Mayor Bill de Blasio and NYPD leaders are concerned about the recent increase in hate crimes across New York City, even as shootings and other violent crime continues to fall to record lows.

Appearing at the Museum of Jewish Heritage in Battery Park City on Wednesday, the mayor appeared to choke back tears as he lamented "what we have seen lately—the uptick in hate crimes—that has affected many communities." He decried the latest series of anti-Semitic incidents, and urged both vigilance and perspective on the 80th anniversary of Kristallnacht. After facing criticism earlier this week for his slow response to a racist slur found on the African Burial Ground Monument, de Blasio made specific mention of the vandalism at the briefing, calling it "clearly a hate crime."

"Tragically we're seeing many communities affronted," the mayor added. "We’re seeing hate crimes towards the African American community, towards the Jewish community, towards the Muslim community, towards the LGBT community. It all has to stop."

According to the NYPD, there have been 309 hate crimes reported so far this year—up from 297 over the same period in 2017. About half of those reported incidents have been anti-Semitic in nature, police said. Both anti-Semitic incidents and hate crimes overall have soared since the election of Donald Trump two years ago.

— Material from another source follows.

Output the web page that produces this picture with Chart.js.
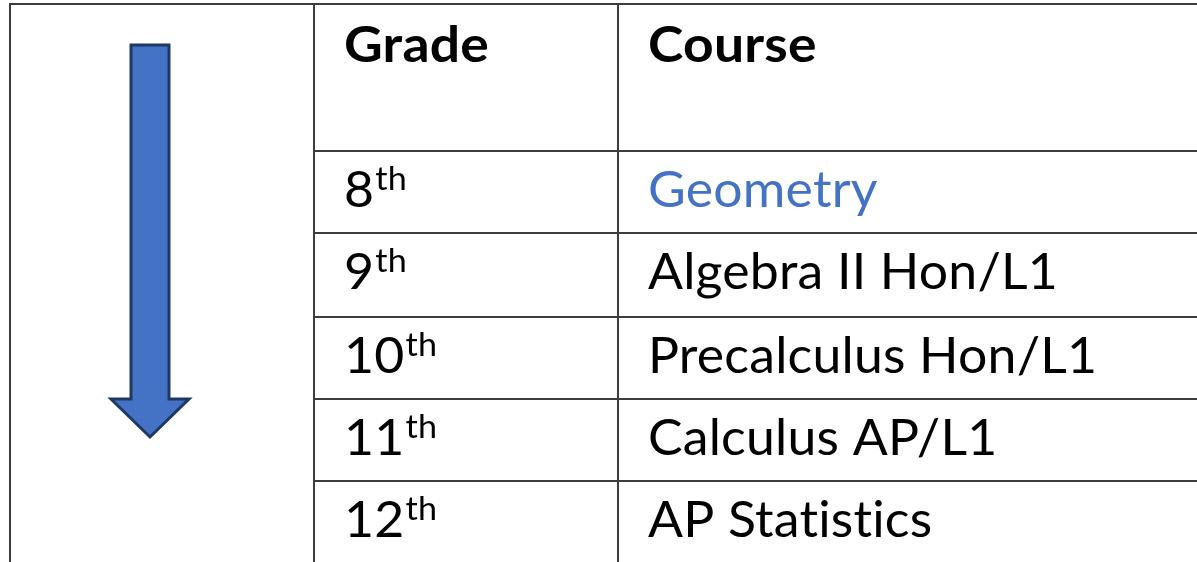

"The increased reports of swastikas and other criminal mischief here in the five boroughs absolutely concerns us," said Police Commissioner James O'Neill, noting that the "current atmosphere" is at least partially to blame.

On Tuesday, police released further information and additional surveillance footage of a group of individuals who allegedly tossed a metal pipe through the window of the Synagogue Volkan on Franklin Avenue in Bed-Stuy. The suspects are believed to be between 12 and 15 years old.

Security camera footage has still not yet been released in the attack on the African Burial Ground Monument, which occurred Thursday just north of City Hall. Asked about the lack of video in that case, Chief of Detectives Dermot Shea acknowledged that there are several cameras in the area, but said that all the footage recovered so far was "extremely grainy."

The comments came as part of the NYPD's monthly briefing on crime stats. Police officials boasted that just 17 murders were committed last month, the lowest number ever recorded in October. Overall, shootings are down 4.7 percent compared to this time last year, and total crime is down 1.4 percent, authorities said.